Written instruction - Will you output all of the data below exactly, omitting the images?

Dataset content -
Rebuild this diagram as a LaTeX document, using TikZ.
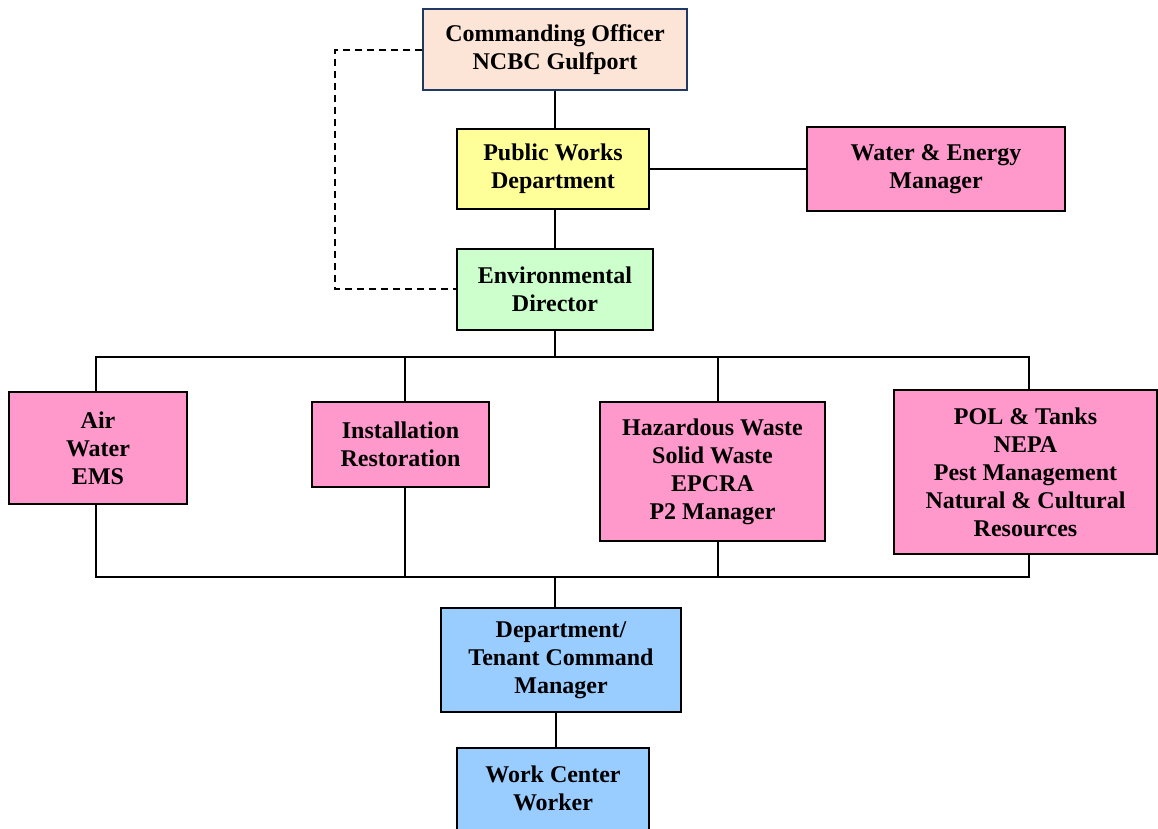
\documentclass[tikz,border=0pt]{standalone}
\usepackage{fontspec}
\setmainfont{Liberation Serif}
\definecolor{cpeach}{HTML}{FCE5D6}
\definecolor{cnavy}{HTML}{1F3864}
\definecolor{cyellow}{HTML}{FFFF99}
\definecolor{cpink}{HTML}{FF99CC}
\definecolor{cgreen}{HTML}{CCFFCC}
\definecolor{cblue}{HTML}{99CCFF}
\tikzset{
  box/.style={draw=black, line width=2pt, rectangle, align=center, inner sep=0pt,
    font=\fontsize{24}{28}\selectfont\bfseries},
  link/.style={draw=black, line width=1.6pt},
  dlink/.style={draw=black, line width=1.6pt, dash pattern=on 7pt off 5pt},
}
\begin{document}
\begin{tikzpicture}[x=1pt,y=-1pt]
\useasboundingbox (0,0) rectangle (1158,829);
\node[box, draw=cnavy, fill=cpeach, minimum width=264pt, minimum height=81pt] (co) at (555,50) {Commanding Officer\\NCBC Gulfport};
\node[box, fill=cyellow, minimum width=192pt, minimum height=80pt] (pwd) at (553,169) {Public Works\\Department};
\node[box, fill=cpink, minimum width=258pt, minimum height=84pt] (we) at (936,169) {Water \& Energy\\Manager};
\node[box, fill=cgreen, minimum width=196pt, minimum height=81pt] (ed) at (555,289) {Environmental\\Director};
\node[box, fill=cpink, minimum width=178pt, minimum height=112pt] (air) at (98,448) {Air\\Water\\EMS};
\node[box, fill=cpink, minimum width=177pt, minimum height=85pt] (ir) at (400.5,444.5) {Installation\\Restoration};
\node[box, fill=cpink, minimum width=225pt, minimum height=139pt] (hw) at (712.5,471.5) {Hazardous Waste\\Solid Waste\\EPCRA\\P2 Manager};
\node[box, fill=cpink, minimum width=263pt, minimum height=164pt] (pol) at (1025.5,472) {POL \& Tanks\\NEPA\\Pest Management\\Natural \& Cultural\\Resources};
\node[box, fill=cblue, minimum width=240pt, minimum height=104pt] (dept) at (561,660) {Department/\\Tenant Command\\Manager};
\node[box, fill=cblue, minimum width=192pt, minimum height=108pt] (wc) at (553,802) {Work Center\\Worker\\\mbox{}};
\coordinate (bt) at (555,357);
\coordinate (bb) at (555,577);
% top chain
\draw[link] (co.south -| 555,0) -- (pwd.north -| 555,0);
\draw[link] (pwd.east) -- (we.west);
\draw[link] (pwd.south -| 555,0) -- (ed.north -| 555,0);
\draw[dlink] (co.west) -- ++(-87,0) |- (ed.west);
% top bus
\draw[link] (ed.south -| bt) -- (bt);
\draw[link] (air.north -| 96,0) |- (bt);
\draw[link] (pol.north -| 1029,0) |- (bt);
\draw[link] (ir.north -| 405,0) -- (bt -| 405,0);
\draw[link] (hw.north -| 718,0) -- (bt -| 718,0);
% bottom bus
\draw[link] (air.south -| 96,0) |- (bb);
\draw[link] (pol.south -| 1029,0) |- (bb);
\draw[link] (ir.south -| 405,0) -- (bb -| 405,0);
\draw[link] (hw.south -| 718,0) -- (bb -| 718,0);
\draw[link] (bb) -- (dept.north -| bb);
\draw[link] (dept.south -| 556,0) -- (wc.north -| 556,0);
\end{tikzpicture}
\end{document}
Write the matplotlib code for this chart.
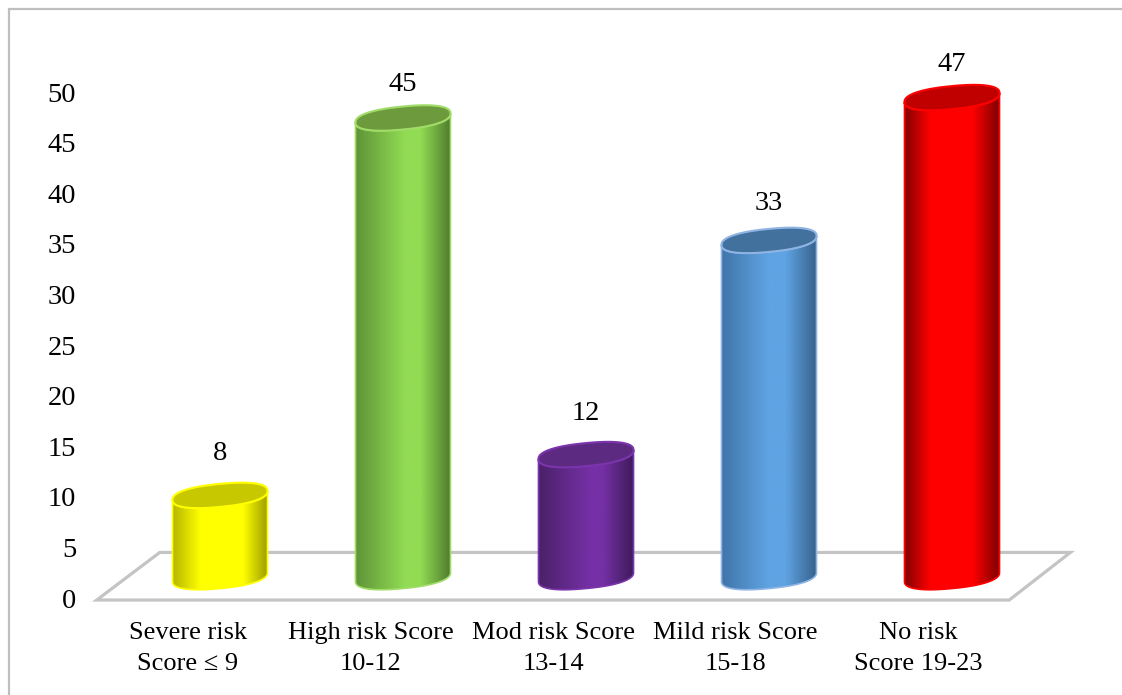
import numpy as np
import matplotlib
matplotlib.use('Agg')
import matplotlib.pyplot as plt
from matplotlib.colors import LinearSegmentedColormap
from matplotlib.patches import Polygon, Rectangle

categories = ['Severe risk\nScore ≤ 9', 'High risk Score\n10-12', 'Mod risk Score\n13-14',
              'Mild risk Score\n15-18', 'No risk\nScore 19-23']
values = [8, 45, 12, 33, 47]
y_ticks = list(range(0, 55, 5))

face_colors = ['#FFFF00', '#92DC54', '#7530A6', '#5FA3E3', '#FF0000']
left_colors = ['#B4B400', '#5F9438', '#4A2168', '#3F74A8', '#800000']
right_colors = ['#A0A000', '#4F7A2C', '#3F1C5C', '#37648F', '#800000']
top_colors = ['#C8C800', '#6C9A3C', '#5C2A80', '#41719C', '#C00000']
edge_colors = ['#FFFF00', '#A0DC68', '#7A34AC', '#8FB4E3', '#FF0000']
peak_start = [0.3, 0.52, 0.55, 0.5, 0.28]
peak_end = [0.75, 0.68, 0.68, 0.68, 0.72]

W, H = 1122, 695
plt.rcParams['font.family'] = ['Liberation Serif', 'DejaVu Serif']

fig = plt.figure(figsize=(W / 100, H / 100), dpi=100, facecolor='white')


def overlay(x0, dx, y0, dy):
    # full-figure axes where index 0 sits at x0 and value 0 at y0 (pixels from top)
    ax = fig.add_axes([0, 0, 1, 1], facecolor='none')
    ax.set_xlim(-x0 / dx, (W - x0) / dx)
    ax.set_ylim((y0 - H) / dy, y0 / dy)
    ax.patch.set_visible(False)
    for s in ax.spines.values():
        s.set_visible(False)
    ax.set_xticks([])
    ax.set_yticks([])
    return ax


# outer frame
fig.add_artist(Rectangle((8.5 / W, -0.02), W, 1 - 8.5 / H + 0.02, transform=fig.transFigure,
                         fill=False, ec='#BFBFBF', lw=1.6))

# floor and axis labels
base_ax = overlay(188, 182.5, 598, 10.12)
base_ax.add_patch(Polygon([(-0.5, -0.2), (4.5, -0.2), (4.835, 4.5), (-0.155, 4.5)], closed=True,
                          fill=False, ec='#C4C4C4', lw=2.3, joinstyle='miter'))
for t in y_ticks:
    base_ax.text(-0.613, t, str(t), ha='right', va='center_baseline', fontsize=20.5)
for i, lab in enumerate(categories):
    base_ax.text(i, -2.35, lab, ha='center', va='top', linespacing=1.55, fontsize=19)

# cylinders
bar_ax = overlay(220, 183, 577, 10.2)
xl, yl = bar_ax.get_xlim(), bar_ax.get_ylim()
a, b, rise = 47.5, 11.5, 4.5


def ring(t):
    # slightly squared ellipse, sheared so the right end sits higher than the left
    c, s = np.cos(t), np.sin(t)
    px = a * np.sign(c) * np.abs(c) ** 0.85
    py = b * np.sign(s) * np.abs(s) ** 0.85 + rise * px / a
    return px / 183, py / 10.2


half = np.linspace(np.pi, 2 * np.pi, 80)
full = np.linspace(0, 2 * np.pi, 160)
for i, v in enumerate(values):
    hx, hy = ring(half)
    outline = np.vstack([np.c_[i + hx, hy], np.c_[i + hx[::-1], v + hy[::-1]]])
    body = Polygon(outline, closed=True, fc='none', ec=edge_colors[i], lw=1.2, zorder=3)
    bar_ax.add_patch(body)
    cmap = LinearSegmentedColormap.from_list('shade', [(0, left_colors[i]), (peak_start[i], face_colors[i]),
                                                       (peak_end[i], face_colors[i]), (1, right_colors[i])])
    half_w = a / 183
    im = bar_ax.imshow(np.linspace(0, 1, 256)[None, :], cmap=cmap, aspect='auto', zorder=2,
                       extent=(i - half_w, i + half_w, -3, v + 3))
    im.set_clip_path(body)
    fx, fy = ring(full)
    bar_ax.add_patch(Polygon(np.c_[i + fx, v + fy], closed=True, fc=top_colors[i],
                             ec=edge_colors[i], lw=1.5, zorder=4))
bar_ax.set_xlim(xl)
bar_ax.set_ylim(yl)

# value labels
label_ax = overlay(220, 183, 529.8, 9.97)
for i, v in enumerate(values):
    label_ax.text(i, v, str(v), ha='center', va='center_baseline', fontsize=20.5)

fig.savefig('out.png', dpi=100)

Solution to this problem -
Rebuild this diagram as a LaTeX document, using TikZ.
\documentclass[tikz,border=0pt]{standalone}
\usepackage{fontspec}
\setmainfont{Liberation Serif}
\definecolor{cpeach}{HTML}{FCE5D6}
\definecolor{cnavy}{HTML}{1F3864}
\definecolor{cyellow}{HTML}{FFFF99}
\definecolor{cpink}{HTML}{FF99CC}
\definecolor{cgreen}{HTML}{CCFFCC}
\definecolor{cblue}{HTML}{99CCFF}
\tikzset{
  box/.style={draw=black, line width=2pt, rectangle, align=center, inner sep=0pt,
    font=\fontsize{24}{28}\selectfont\bfseries},
  link/.style={draw=black, line width=1.6pt},
  dlink/.style={draw=black, line width=1.6pt, dash pattern=on 7pt off 5pt},
}
\begin{document}
\begin{tikzpicture}[x=1pt,y=-1pt]
\useasboundingbox (0,0) rectangle (1158,829);
\node[box, draw=cnavy, fill=cpeach, minimum width=264pt, minimum height=81pt] (co) at (555,50) {Commanding Officer\\NCBC Gulfport};
\node[box, fill=cyellow, minimum width=192pt, minimum height=80pt] (pwd) at (553,169) {Public Works\\Department};
\node[box, fill=cpink, minimum width=258pt, minimum height=84pt] (we) at (936,169) {Water \& Energy\\Manager};
\node[box, fill=cgreen, minimum width=196pt, minimum height=81pt] (ed) at (555,289) {Environmental\\Director};
\node[box, fill=cpink, minimum width=178pt, minimum height=112pt] (air) at (98,448) {Air\\Water\\EMS};
\node[box, fill=cpink, minimum width=177pt, minimum height=85pt] (ir) at (400.5,444.5) {Installation\\Restoration};
\node[box, fill=cpink, minimum width=225pt, minimum height=139pt] (hw) at (712.5,471.5) {Hazardous Waste\\Solid Waste\\EPCRA\\P2 Manager};
\node[box, fill=cpink, minimum width=263pt, minimum height=164pt] (pol) at (1025.5,472) {POL \& Tanks\\NEPA\\Pest Management\\Natural \& Cultural\\Resources};
\node[box, fill=cblue, minimum width=240pt, minimum height=104pt] (dept) at (561,660) {Department/\\Tenant Command\\Manager};
\node[box, fill=cblue, minimum width=192pt, minimum height=108pt] (wc) at (553,802) {Work Center\\Worker\\\mbox{}};
\coordinate (bt) at (555,357);
\coordinate (bb) at (555,577);
% top chain
\draw[link] (co.south -| 555,0) -- (pwd.north -| 555,0);
\draw[link] (pwd.east) -- (we.west);
\draw[link] (pwd.south -| 555,0) -- (ed.north -| 555,0);
\draw[dlink] (co.west) -- ++(-87,0) |- (ed.west);
% top bus
\draw[link] (ed.south -| bt) -- (bt);
\draw[link] (air.north -| 96,0) |- (bt);
\draw[link] (pol.north -| 1029,0) |- (bt);
\draw[link] (ir.north -| 405,0) -- (bt -| 405,0);
\draw[link] (hw.north -| 718,0) -- (bt -| 718,0);
% bottom bus
\draw[link] (air.south -| 96,0) |- (bb);
\draw[link] (pol.south -| 1029,0) |- (bb);
\draw[link] (ir.south -| 405,0) -- (bb -| 405,0);
\draw[link] (hw.south -| 718,0) -- (bb -| 718,0);
\draw[link] (bb) -- (dept.north -| bb);
\draw[link] (dept.south -| 556,0) -- (wc.north -| 556,0);
\end{tikzpicture}
\end{document}
Write the matplotlib code for this chart.
import numpy as np
import matplotlib
matplotlib.use('Agg')
import matplotlib.pyplot as plt
from matplotlib.colors import LinearSegmentedColormap
from matplotlib.patches import Polygon, Rectangle

categories = ['Severe risk\nScore ≤ 9', 'High risk Score\n10-12', 'Mod risk Score\n13-14',
              'Mild risk Score\n15-18', 'No risk\nScore 19-23']
values = [8, 45, 12, 33, 47]
y_ticks = list(range(0, 55, 5))

face_colors = ['#FFFF00', '#92DC54', '#7530A6', '#5FA3E3', '#FF0000']
left_colors = ['#B4B400', '#5F9438', '#4A2168', '#3F74A8', '#800000']
right_colors = ['#A0A000', '#4F7A2C', '#3F1C5C', '#37648F', '#800000']
top_colors = ['#C8C800', '#6C9A3C', '#5C2A80', '#41719C', '#C00000']
edge_colors = ['#FFFF00', '#A0DC68', '#7A34AC', '#8FB4E3', '#FF0000']
peak_start = [0.3, 0.52, 0.55, 0.5, 0.28]
peak_end = [0.75, 0.68, 0.68, 0.68, 0.72]

W, H = 1122, 695
plt.rcParams['font.family'] = ['Liberation Serif', 'DejaVu Serif']

fig = plt.figure(figsize=(W / 100, H / 100), dpi=100, facecolor='white')


def overlay(x0, dx, y0, dy):
    # full-figure axes where index 0 sits at x0 and value 0 at y0 (pixels from top)
    ax = fig.add_axes([0, 0, 1, 1], facecolor='none')
    ax.set_xlim(-x0 / dx, (W - x0) / dx)
    ax.set_ylim((y0 - H) / dy, y0 / dy)
    ax.patch.set_visible(False)
    for s in ax.spines.values():
        s.set_visible(False)
    ax.set_xticks([])
    ax.set_yticks([])
    return ax


# outer frame
fig.add_artist(Rectangle((8.5 / W, -0.02), W, 1 - 8.5 / H + 0.02, transform=fig.transFigure,
                         fill=False, ec='#BFBFBF', lw=1.6))

# floor and axis labels
base_ax = overlay(188, 182.5, 598, 10.12)
base_ax.add_patch(Polygon([(-0.5, -0.2), (4.5, -0.2), (4.835, 4.5), (-0.155, 4.5)], closed=True,
                          fill=False, ec='#C4C4C4', lw=2.3, joinstyle='miter'))
for t in y_ticks:
    base_ax.text(-0.613, t, str(t), ha='right', va='center_baseline', fontsize=20.5)
for i, lab in enumerate(categories):
    base_ax.text(i, -2.35, lab, ha='center', va='top', linespacing=1.55, fontsize=19)

# cylinders
bar_ax = overlay(220, 183, 577, 10.2)
xl, yl = bar_ax.get_xlim(), bar_ax.get_ylim()
a, b, rise = 47.5, 11.5, 4.5


def ring(t):
    # slightly squared ellipse, sheared so the right end sits higher than the left
    c, s = np.cos(t), np.sin(t)
    px = a * np.sign(c) * np.abs(c) ** 0.85
    py = b * np.sign(s) * np.abs(s) ** 0.85 + rise * px / a
    return px / 183, py / 10.2


half = np.linspace(np.pi, 2 * np.pi, 80)
full = np.linspace(0, 2 * np.pi, 160)
for i, v in enumerate(values):
    hx, hy = ring(half)
    outline = np.vstack([np.c_[i + hx, hy], np.c_[i + hx[::-1], v + hy[::-1]]])
    body = Polygon(outline, closed=True, fc='none', ec=edge_colors[i], lw=1.2, zorder=3)
    bar_ax.add_patch(body)
    cmap = LinearSegmentedColormap.from_list('shade', [(0, left_colors[i]), (peak_start[i], face_colors[i]),
                                                       (peak_end[i], face_colors[i]), (1, right_colors[i])])
    half_w = a / 183
    im = bar_ax.imshow(np.linspace(0, 1, 256)[None, :], cmap=cmap, aspect='auto', zorder=2,
                       extent=(i - half_w, i + half_w, -3, v + 3))
    im.set_clip_path(body)
    fx, fy = ring(full)
    bar_ax.add_patch(Polygon(np.c_[i + fx, v + fy], closed=True, fc=top_colors[i],
                             ec=edge_colors[i], lw=1.5, zorder=4))
bar_ax.set_xlim(xl)
bar_ax.set_ylim(yl)

# value labels
label_ax = overlay(220, 183, 529.8, 9.97)
for i, v in enumerate(values):
    label_ax.text(i, v, str(v), ha='center', va='center_baseline', fontsize=20.5)

fig.savefig('out.png', dpi=100)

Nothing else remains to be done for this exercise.